#### Problem:
Only the lines from the start of the data to the line containing "fig = go.Figure()", both included, should be output, exactly and without pictures.

#### Supplied material:
────

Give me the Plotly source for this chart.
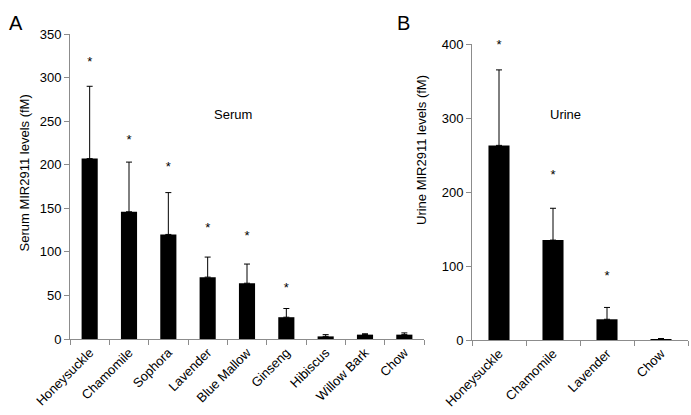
import plotly.graph_objects as go

serum_cats = ["Honeysuckle", "Chamomile", "Sophora", "Lavender", "Blue Mallow",
              "Ginseng", "Hibiscus", "Willow Bark", "Chow"]
serum_vals = [207, 146, 120, 71, 64, 25, 3, 5, 5]
serum_err = [83, 57, 48, 23, 22, 10, 2, 1, 2]
serum_star = [317, 228, 197, 126, 117, 58, None, None, None]

urine_cats = ["Honeysuckle", "Chamomile", "Lavender", "Chow"]
urine_vals = [263, 135, 28, 1]
urine_err = [102, 43, 16, 1]
urine_star = [397, 222, 85, None]

FONT = "Liberation Sans, Arial, sans-serif"
AXC = "#8c8c8c"

fig = go.Figure()

def add_panel(cats, vals, errs, stars, xa, ya, width):
    fig.add_trace(go.Bar(
        x=cats, y=vals, xaxis=xa, yaxis=ya, width=width,
        marker=dict(color="black", line=dict(width=0)),
        error_y=dict(type="data", array=errs, arrayminus=[0]*len(errs),
                     symmetric=False, color="black", thickness=1, width=3),
        showlegend=False))
    sx = [c for c, s in zip(cats, stars) if s is not None]
    sy = [s for s in stars if s is not None]
    fig.add_trace(go.Scatter(
        x=sx, y=sy, xaxis=xa, yaxis=ya, mode="text", text=["*"]*len(sx),
        textfont=dict(family=FONT, size=13, color="black"), cliponaxis=False,
        textposition="middle center", showlegend=False, hoverinfo="skip"))

add_panel(serum_cats, serum_vals, serum_err, serum_star, "x", "y", 0.41)
add_panel(urine_cats, urine_vals, urine_err, urine_star, "x2", "y2", 0.39)

W, H = 691, 415
axis_common = dict(showline=True, linecolor=AXC, linewidth=1, ticks="outside",
                   tickcolor=AXC, ticklen=5, showgrid=False, zeroline=False,
                   automargin=False,
                   tickfont=dict(family=FONT, size=13, color="black"))

fig.update_layout(
    width=W, height=H, margin=dict(l=0, r=0, t=0, b=0, autoexpand=False),
    paper_bgcolor="white", plot_bgcolor="white", bargap=0.6,
    xaxis=dict(domain=[70/W, 424/W], anchor="y", tickangle=-45,
               tickson="boundaries", **axis_common),
    yaxis=dict(domain=[1-339/H, 1-34/H], anchor="x", range=[0, 350], dtick=50,
               **axis_common),
    xaxis2=dict(domain=[472/W, 688/W], anchor="y2", tickangle=-45,
                tickson="boundaries", **axis_common),
    yaxis2=dict(domain=[1-340/H, 1-44/H], anchor="x2", range=[0, 400], dtick=100,
                **axis_common),
    annotations=[
        dict(text="A", x=7/W, y=1-10/H, xref="paper", yref="paper", showarrow=False,
             font=dict(family=FONT, size=20, color="black")),
        dict(text="B", x=403/W, y=1-10/H, xref="paper", yref="paper", showarrow=False,
             font=dict(family=FONT, size=20, color="black")),
        dict(text="Serum MIR2911 levels (fM)", x=14/W, y=1-173/H, xref="paper",
             yref="paper", showarrow=False, textangle=-90,
             font=dict(family=FONT, size=13, color="black")),
        dict(text="Urine MIR2911 levels (fM)", x=421/W, y=1-150/H, xref="paper",
             yref="paper", showarrow=False, textangle=-90,
             font=dict(family=FONT, size=13, color="black")),
        dict(text="Serum", x=233/W, y=1-105/H, xref="paper", yref="paper",
             showarrow=False, font=dict(family=FONT, size=13, color="black")),
        dict(text="Urine", x=583/W, y=1-105/H, xref="paper", yref="paper",
             showarrow=False, font=dict(family=FONT, size=13, color="black")),
    ],
)

fig.write_html("out.html", config={"displayModeBar": False},
               post_script="document.body.style.margin='0';")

────

#### Result:
Give me the Plotly source for this chart.
import plotly.graph_objects as go

serum_cats = ["Honeysuckle", "Chamomile", "Sophora", "Lavender", "Blue Mallow",
              "Ginseng", "Hibiscus", "Willow Bark", "Chow"]
serum_vals = [207, 146, 120, 71, 64, 25, 3, 5, 5]
serum_err = [83, 57, 48, 23, 22, 10, 2, 1, 2]
serum_star = [317, 228, 197, 126, 117, 58, None, None, None]

urine_cats = ["Honeysuckle", "Chamomile", "Lavender", "Chow"]
urine_vals = [263, 135, 28, 1]
urine_err = [102, 43, 16, 1]
urine_star = [397, 222, 85, None]

FONT = "Liberation Sans, Arial, sans-serif"
AXC = "#8c8c8c"

fig = go.Figure()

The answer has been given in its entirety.